Nel segno della vendetta e dell’annientamento procede l’occupazione nazista nel resto del paese, con il ripristino di rituali arcaici e sanguinari, quella barbarie sapientemente descritta dai libri di Zanzotto e Fenoglio. Si radicano odi, paure, disperazioni, speranze, ma anche prese di distanze dai conflitti che portano il disastro. È il tempo delle scelte, ma anche della "non scelta", della chiusura negli ambiti famigliari.

Il libro di Crainz allunga la lente d’ingrandimento su quel che accade oltre il confine orientale - con le espulsioni selvagge dei tedeschi dalla Cecoslovacchia, dalla Ungheria, dalla Jugoslavia, dalla Romania - e oltre quello occidentale, con la Francia già liberata, teatro di violenza verso chi è accusato di collusione con il nazismo. Colpiscono i versi di Eluard, poeta-simbolo della Resistenza francese, che piange per le sofferenze di una collaborazionista (Lo capisca chi può/ Io il mio rimorso fu/ l’infelice che restò sul lastrico/ lo sguardo di creatura finita). Ma in Francia - annota lo storico - le esplosioni di giustizia sommaria trovarono un argine nella giustizia istituzionale, rapida ed efficace. Non così in Italia, intorpidita dalla "morfina di una troppo cavillosa e formale legalità" (parole di Eugenio Montale).

Si apre qui l’ampia nebulosa delle vendette successive al 25 aprile, tragica rivelazione dei dolori della guerra e dell’occupazione nazista. Fondandosi sulle carte dell’Archivio Centrale dello Stato, sui rapporti di carabinieri e prefetti, ossia sulle fonti dello Stato italiano, Crainz ripristina alcune verità su quelle uccisioni, molte delle quali rinviano a stragi e rappresaglie nazifasciste, o comunque a gravi ferite lasciate dalla guerra, e solo una parte è riconducibile al riaccendersi di conflitti sociali e all’esplodere di antichi rancori. In alcune aree emiliane e romagnole i drammi del 1943-1945 si sovrappongono a una storia più lunga, che ha inizio con lo squadrismo fascista e talvolta affonda le radici in una stagione ancora precedente. I rapporti prefettizi descrivono aspre lotte mezzadrili che rimandano allo stretto rapporto intrecciatosi tra agrari e fascismo. In molti casi, l’attribuzione delle violenze appare incerta, frutto di disperazioni antiche che è difficile racchiudere sotto categorie certe. E se nel Reggiano - scrive Crainz - è chiamata direttamente in causa la responsabilità dei dirigenti provinciali del Partito Comunista Italiano, altrove le colpe si definiscono con maggiore difficoltà. Allora - sollecita lo storico - è il caso di interrogarsi sul ruolo del Pci nella società emiliana dell’epoca, nei suoi tratti contraddittori e ambigui, ma anche nella sua capacità di costruire democrazia in una regione attraversata da tensioni sociali acutissime. Una ricostruzione tra luci ed ombre, in sostanza, che si sottrae a sterili demonizzazioni.

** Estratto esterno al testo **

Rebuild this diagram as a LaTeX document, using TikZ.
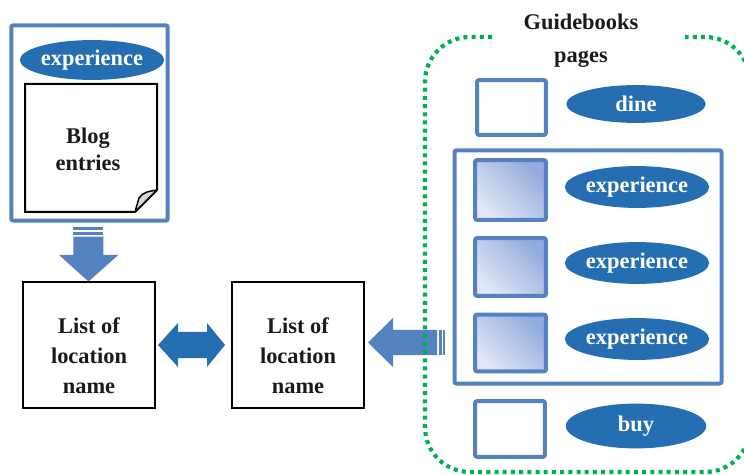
\documentclass[tikz,border=0pt]{standalone}
\usepackage{fontspec}
\setmainfont{Liberation Serif}
\usetikzlibrary{shapes.geometric}

\definecolor{frameblue}{RGB}{84,130,193}
\definecolor{ovalblue}{RGB}{38,110,178}
\definecolor{dotgreen}{RGB}{0,176,80}
\definecolor{shadelight}{RGB}{224,231,246}
\definecolor{shadedark}{RGB}{146,171,220}
\definecolor{inkblack}{RGB}{26,26,26}

\begin{document}
\begin{tikzpicture}[x=1bp,y=-1bp,
  lbl/.style={font=\fontsize{22.5}{29}\selectfont\bfseries, text=inkblack, align=center, inner sep=0pt},
  oval/.style={ellipse, fill=ovalblue, draw=none, text=white,
    font=\fontsize{22.5}{25}\selectfont\bfseries, inner sep=0pt},
  bluebox/.style={rectangle, draw=frameblue, line width=4bp, rounded corners=2bp, inner sep=0pt},
  blackbox/.style={rectangle, draw=black, line width=2bp, inner sep=0pt},
  shadedbox/.style={bluebox, bottom color=shadelight, top color=shadedark, shading angle=-45},
  blockarrow/.style={draw=none, fill=frameblue},
]
\useasboundingbox (0,0) rectangle (744,475);

% ---- blog source -------------------------------------------------
\node[bluebox, minimum width=157, minimum height=196] (blogframe) at (89.5,123) {};
\node[oval, minimum width=141, minimum height=40] (blogoval) at (92,60) {experience};
\draw[line width=2bp, fill=white, line join=miter]
  (25,84) -- (157,84) -- (157,190) -- (135,212) -- (25,212) -- cycle;
\draw[line width=1.5bp, fill=black!15, line join=round]
  (157,190) -- (135,212) -- (139,198) .. controls (143,192) and (150,191) .. cycle;
\node[lbl, font=\fontsize{22.5}{27}\selectfont\bfseries] (blogtext) at (88,149) {Blog\\entries};

% ---- arrow down into the first list -----------------------------
\fill[blockarrow] (73.3,227.3) rectangle (103.3,230);
\fill[blockarrow] (73.3,231.7) rectangle (103.3,235);
\fill[blockarrow] (73.3,236.7) -- (103.3,236.7) -- (103.3,255) -- (118.3,255)
  -- (88.5,281.5) -- (59,255) -- (73.3,255) -- cycle;

% ---- the two location lists ---------------------------------------
\node[blackbox, minimum width=132, minimum height=126] (listA) at (89,345) {};
\node[lbl, font=\fontsize{22.5}{30}\selectfont\bfseries] (listAtext) at (89,356) {List of\\location\\name};
\node[blackbox, minimum width=132, minimum height=126] (listB) at (298,345) {};
\node[lbl, font=\fontsize{22.5}{30}\selectfont\bfseries] (listBtext) at (298,356) {List of\\location\\name};

% two-headed arrow between the lists
\fill[ovalblue] (158,345) -- (178,323) -- (178,332) -- (207,332) -- (207,323)
  -- (225,345) -- (207,367) -- (207,358) -- (178,358) -- (178,367) -- cycle;

% arrow from the guidebook pages into the second list
\fill[blockarrow] (368,342.5) -- (393,318) -- (393,330) -- (437,330) -- (437,355)
  -- (393,355) -- (393,367) -- cycle;
\fill[blockarrow] (439.3,330) rectangle (441.5,355);
\fill[blockarrow] (443,330) rectangle (445.3,355);

% ---- guidebook pages ------------------------------------------------
\node[lbl, font=\fontsize{22.5}{33}\selectfont\bfseries] (guidetitle) at (581,41) {Guidebooks\\pages};
\draw[dotgreen, line width=4.2bp, dash pattern=on 4bp off 4.2bp, rounded corners=45]
  (492,37) -- (425,37) -- (425,472) -- (750,472) -- (750,37) -- (685,37);

\node[bluebox, minimum width=69, minimum height=55] (dinebox) at (511.5,107.5) {};
\node[oval, minimum width=140, minimum height=38] (dine) at (636,104) {dine};

\node[bluebox, minimum width=268, minimum height=234] (expgroup) at (588,267) {};
\node[shadedbox, minimum width=71, minimum height=60] (shotA) at (510.5,190) {};
\node[shadedbox, minimum width=71, minimum height=58] (shotB) at (510.5,267) {};
\node[shadedbox, minimum width=71, minimum height=57] (shotC) at (510.5,343) {};
\node[oval, minimum width=142, minimum height=42] (expA) at (637,187) {experience};
\node[oval, minimum width=142, minimum height=42] (expB) at (637,263) {experience};
\node[oval, minimum width=142, minimum height=42] (expC) at (637,339) {experience};

\node[bluebox, minimum width=70, minimum height=56] (buybox) at (510,429) {};
\node[oval, minimum width=141, minimum height=45] (buy) at (636,426) {buy};
\end{tikzpicture}
\end{document}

Anche sulle cifre intorno al "sangue dei vinti", Crainz introduce una significativa correzione rispetto ai numeri elevati proposti da sempre dalla pubblicistica neofascista e più recentemente dai libri di Giampaolo Pansa. Alle fonti della Rsi - che accreditano intorno a ventimila le vittime - egli contrappone i documenti dello Stato italiano, un’indagine della Direzione generale di Pubblica sicurezza, svolta alla fine del 1946, che fissa a meno di diecimila le persone colpite "perché politicamente compromesse". Senza naturalmente stemperare la tragica rilevanza di quel fenomeno, lo studioso sembra animato dalla necessità di sottrarlo a una sorta di mitologia postuma per ricondurlo alle sue coordinate reali.

È un’Italia arcaica e barbara quella che sfila in queste pagine, con intere comunità per anni silenti e complici di carneficine (il delitto in casa dei conti Manzoni), un paese ancorato a rituali d’un passato remoto, a contrappassi feroci, al suono delle campane, all’accanimento sul corpo del nemico ucciso. Uno squarcio drammatico, non l’intera fotografia dell’Italia, attraversata nel dopoguerra anche da forti speranze, assai presto deluse. Ma questo tragico nodo - sembra dirci il volume di Crainz - non può essere più rimosso, se non a costo di semplificazioni di comodo.